Drone innovation and warfare are advancing daily. We are acquainted with some folks in Ukraine who call themselves the Skunk Works, similar to an organization in the US Military that always thinks of the next step. This Ukrainian nonprofit has been active since 2014. They stopped making FPV drones because everyone else is doing it and are now trying to find the next big thing, so they are focusing on land drones and anti-drone jamming. And that is a holy grail.
I did a deep dive and interviewed about 40 people involved in drone warfare, drone manufacturing, members of parliament, drone experts and pilots, and venture capitalists. One statistic that stood out is that there are about 750 defense tech companies in Ukraine, 300 of which are drone companies. There are also about 150 AI companies, 150 anti-drone companies, 150 land drone companies, and a few others. A venture capitalist I spoke with estimated that if you gathered 150 million USD, these companies could develop a minimum viable product. In comparison, the US Department of Defense spends 148 billion USD annually on R&D (2024). Ukraine is a test bed for battlefield technology that has proven effective. And it is cheap to build because it is an inexpensive place to manufacture, requiring only a fraction of the US Department of Defense budget to develop a minimum viable product for all these companies. So, there is a missed opportunity here or an opportunity that needs to be taken advantage of. If a drone costs 500 USD and you need a million drones, that totals just half a billion dollars.
What are Europe´s challenges in this global war?
The message I am trying to get out to national security types is that we are in a global war right now.

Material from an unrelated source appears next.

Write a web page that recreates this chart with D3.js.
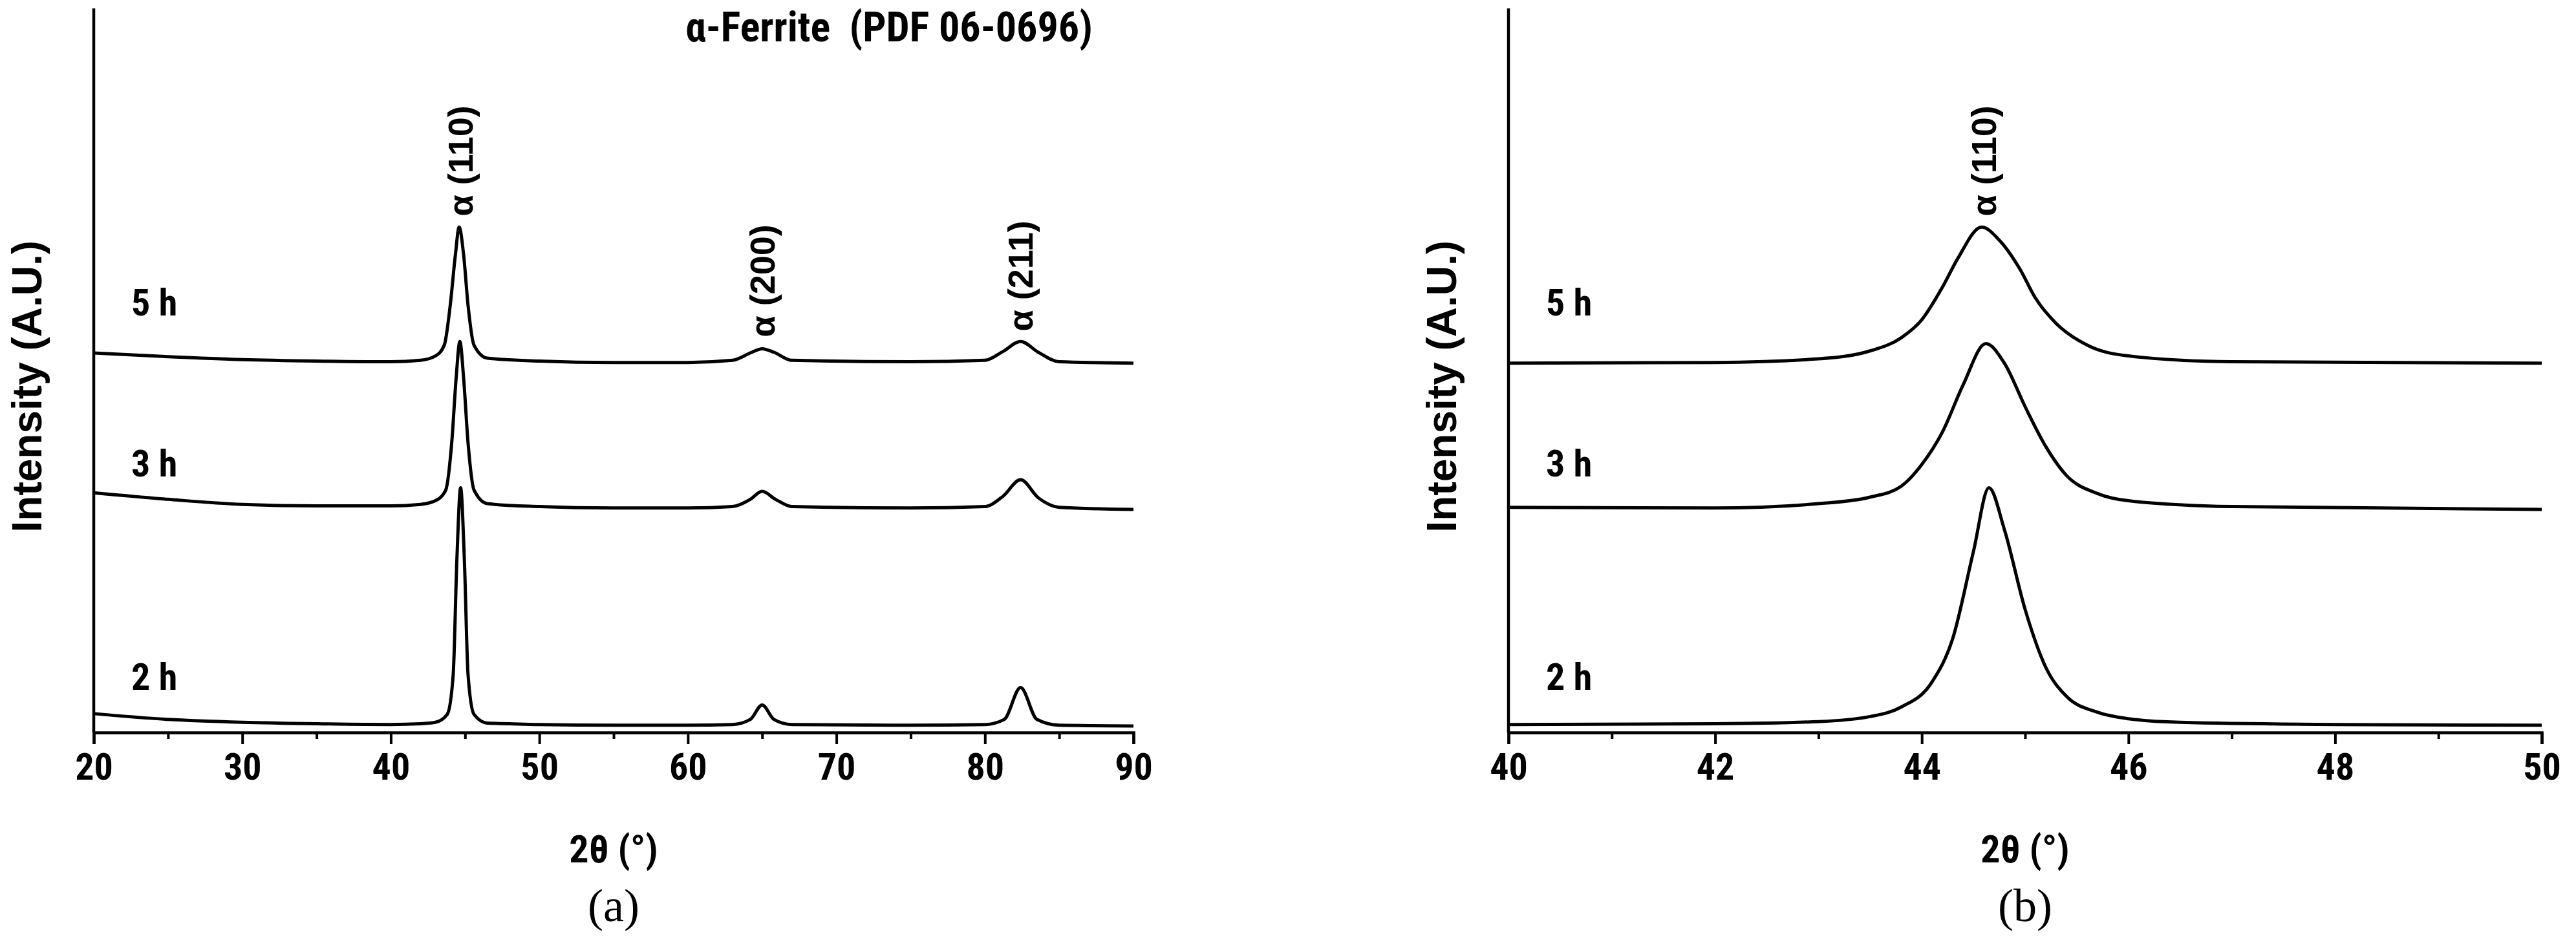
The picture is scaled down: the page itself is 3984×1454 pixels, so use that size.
<!DOCTYPE html>
<html><head><meta charset="utf-8">
<script src="https://cdn.jsdelivr.net/npm/d3@7"></script>
<style>body{margin:0;background:#fff}</style></head>
<body><svg id="c" width="3984" height="1454"></svg>
<script>
// ---- data (2θ, intensity in A.U., offset stacked as plotted) ----
const seriesNames = ["2 h", "3 h", "5 h"];
const a2h = [[20,2.6],[25,1.8],[30,1.4],[35,1.2],[40,1.1],[42,1.2],[43,1.4],[43.8,2.5],[44.2,8],[44.45,24],[44.7,33.8],[44.95,24],[45.2,8],[45.6,2.5],[46.5,1.3],[50,1.1],[55,1.0],[60,1.0],[63,1.1],[64.2,1.8],[65,3.8],[65.8,1.8],[67,1.1],[75,1.0],[80,1.1],[81.3,1.8],[82.4,6.2],[83.5,1.8],[85,1.0],[90,0.9]];
const a3h = [[20,33.1],[25,32.2],[30,31.5],[35,31.3],[40,31.3],[42,31.5],[43,32],[43.7,33.5],[44.1,40],[44.4,49],[44.65,54.0],[44.9,49],[45.2,40],[45.6,33.5],[46.5,31.6],[50,31.2],[55,31.0],[60,31.0],[63,31.2],[64.2,32.2],[65,33.3],[65.9,32.2],[67,31.2],[75,31.0],[80,31.2],[81.2,32.6],[82.4,34.9],[83.6,32.4],[85,31.1],[90,30.8]];
const a5h = [[20,52.4],[25,51.9],[30,51.5],[35,51.3],[40,51.2],[42,51.4],[43,52],[43.6,53.5],[44.0,59],[44.35,66],[44.6,69.8],[44.9,66],[45.2,59],[45.6,53.5],[46.5,51.7],[50,51.3],[55,51.1],[60,51.1],[63,51.4],[64.3,52.5],[65,53.0],[65.8,52.5],[67,51.4],[75,51.2],[80,51.4],[81.2,52.6],[82.4,54.0],[83.6,52.5],[85,51.2],[90,51.0]];
const b2h = [[40,1.1],[42,1.2],[43,1.5],[43.5,2.2],[43.8,3.5],[44.1,7],[44.3,13],[44.5,25],[44.65,33.8],[44.8,28],[45.0,17],[45.2,9],[45.4,5],[45.7,2.8],[46,1.9],[46.5,1.4],[48,1.1],[50,1.0]];
const b3h = [[40,31.1],[42,31.0],[43,31.6],[43.5,32.5],[43.8,34],[44.0,37],[44.2,41.5],[44.4,48],[44.62,53.7],[44.8,51],[45.0,45],[45.2,39.5],[45.4,35.5],[45.7,33],[46,32],[47,31.2],[50,30.8]];
const b5h = [[40,51.0],[42,51.1],[43,51.6],[43.5,52.7],[43.8,54.5],[44.0,57],[44.2,61.5],[44.35,65.5],[44.58,69.8],[44.75,68],[44.95,64],[45.1,60],[45.3,56.5],[45.6,53.5],[46,52],[47,51.2],[50,51.0]];
const aTicks = [20,30,40,50,60,70,80,90];
const bTicks = [40,42,44,46,48,50];
const aPeaks = [[44.7,"α (110)",71.3],[65.0,"α (200)",54.6],[82.4,"α (211)",55.4]];
const bPeaks = [[44.6,"α (110)",71.3]];
const labelY = [[5.9,"2 h"],[35.4,"3 h"],[57.6,"5 h"]];

const svg = d3.select("#c");
const cond = "'Liberation Sans Narrow','Roboto Condensed','DejaVu Sans Condensed',sans-serif";

function panel(o){
  const x = d3.scaleLinear().domain(o.dom).range([o.x0,o.x1]);
  const y = d3.scaleLinear().domain([0,100]).range([1133,13]);
  const g = svg.append("g");
  const ax = g.append("g").attr("transform","translate(0,1133)")
    .call(d3.axisBottom(x).tickValues(o.ticks).tickSize(18).tickPadding(14).tickFormat(d3.format("d")));
  g.append("g").attr("transform","translate(0,1133)")
    .call(d3.axisBottom(x).tickValues(o.minor).tickSize(10).tickFormat(""))
    .call(s=>s.select(".domain").remove());
  g.selectAll(".tick line").attr("stroke-width",4);
  ax.select(".domain").attr("stroke-width",4.5);
  ax.selectAll("text").attr("font-family",cond).attr("font-weight","bold").attr("font-size",58).attr("fill","#000");
  g.append("line").attr("x1",o.x0).attr("x2",o.x0).attr("y1",y(100)).attr("y2",1133).attr("stroke","#000").attr("stroke-width",4.5);
  const line = d3.line().x(d=>x(d[0])).y(d=>y(d[1])).curve(d3.curveMonotoneX);
  o.series.forEach(s=>g.append("path").datum(s).attr("d",line).attr("fill","none").attr("stroke","#000").attr("stroke-width",5).attr("stroke-linejoin","round"));
  labelY.forEach(l=>g.append("text").attr("x",o.x0+58).attr("y",y(l[0])).text(l[1])
    .attr("font-family",cond).attr("font-weight","bold").attr("font-size",58));
  o.peaks.forEach(p=>g.append("text").attr("transform",`translate(${x(p[0])+19},${y(p[2])}) rotate(-90)`).text(p[1])
    .attr("font-family","'Liberation Sans',Arial,sans-serif").attr("font-weight","bold").attr("font-size",54));
  const cx=(o.x0+o.x1)/2;
  g.append("text").attr("x",cx).attr("y",1334).attr("text-anchor","middle").text("2θ (°)")
    .attr("font-family",cond).attr("font-weight","bold").attr("font-size",60);
  g.append("text").attr("x",cx).attr("y",1425).attr("text-anchor","middle").text(o.tag)
    .attr("font-family","'Liberation Serif','Times New Roman',serif").attr("font-size",72);
  g.append("text").attr("transform",`translate(${o.x0-81},${y(47.8)}) rotate(-90)`).attr("text-anchor","middle")
    .text("Intensity (A.U.)").attr("font-family","'Liberation Sans',Arial,sans-serif").attr("font-weight","bold").attr("font-size",64);
}
panel({dom:[20,90],x0:145,x1:1753,ticks:aTicks,minor:d3.range(25,90,10),series:[a2h,a3h,a5h],peaks:aPeaks,tag:"(a)"});
panel({dom:[40,50],x0:2333,x1:3931,ticks:bTicks,minor:d3.range(41,50,2),series:[b2h,b3h,b5h],peaks:bPeaks,tag:"(b)"});
svg.append("text").attr("x",1375).attr("y",64).attr("text-anchor","middle").text("α-Ferrite  (PDF 06-0696)")
  .attr("font-family",cond).attr("font-weight","bold").attr("font-size",64).style("white-space","pre");
</script></body></html>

China, Russia, Iran, and North Korea are working together, and the United States and Europe are not ready for the war we are in. Returning to the 155-millimeter shells we spoke about earlier, costs when manufactured in the United States are 3,000 USD; in Europe, it is almost three times as much at 8500 USD. Together, the United States and Europe could produce around 3.5 million shells. We are outpriced and out-manufactured by the Russian war machine. I hope that European and American NATO air superiority will be a force to be reckoned with and resolve many of the problems associated with the ground war, but if we [NATO states on European ground] get into a ground war, we are not ready.
NATO intelligence estimates indicate that Russia manufactures approximately 250,000 artillery munitions monthly, totaling around 3 million annually. Today, the combined capacity of the US and Europe for Kyiv is approximately 1.2 million shells annually. The US military aims to manufacture 100,000 rounds of artillery per month by the end of 2025, less than 50% of the Russian monthly production.
About Steven Moore
Steven Moore is a former chief of staff in the US House of Representatives who has worked in Congo, Iraq, and Indonesia. His NGO, the Ukraine Freedom Project (UFP), through talks with more than 100 Congressional members, was essential - and credited by media such asCNN, Financial Times, and Huff Post - in creating the environment for Republican support of the 62 billion USD aid bill to Ukraine. Moore lives in Ukraine, visits the front, and speaks to politicians, defense experts, drone pilots, and defense CEOs in the country regularly. Since March of 2022, UFP has delivered some 250 tons of food to areas impacted by the war, supplied dozens of hospitals with medical supplies, helped put thousands of pieces of body armor on Ukrainians and delivered Starlinks, drones, generators, and other aid to areas near the front. For his influence in the US and the Ukraine, the Russian government put him on its hit list of foreign combatants.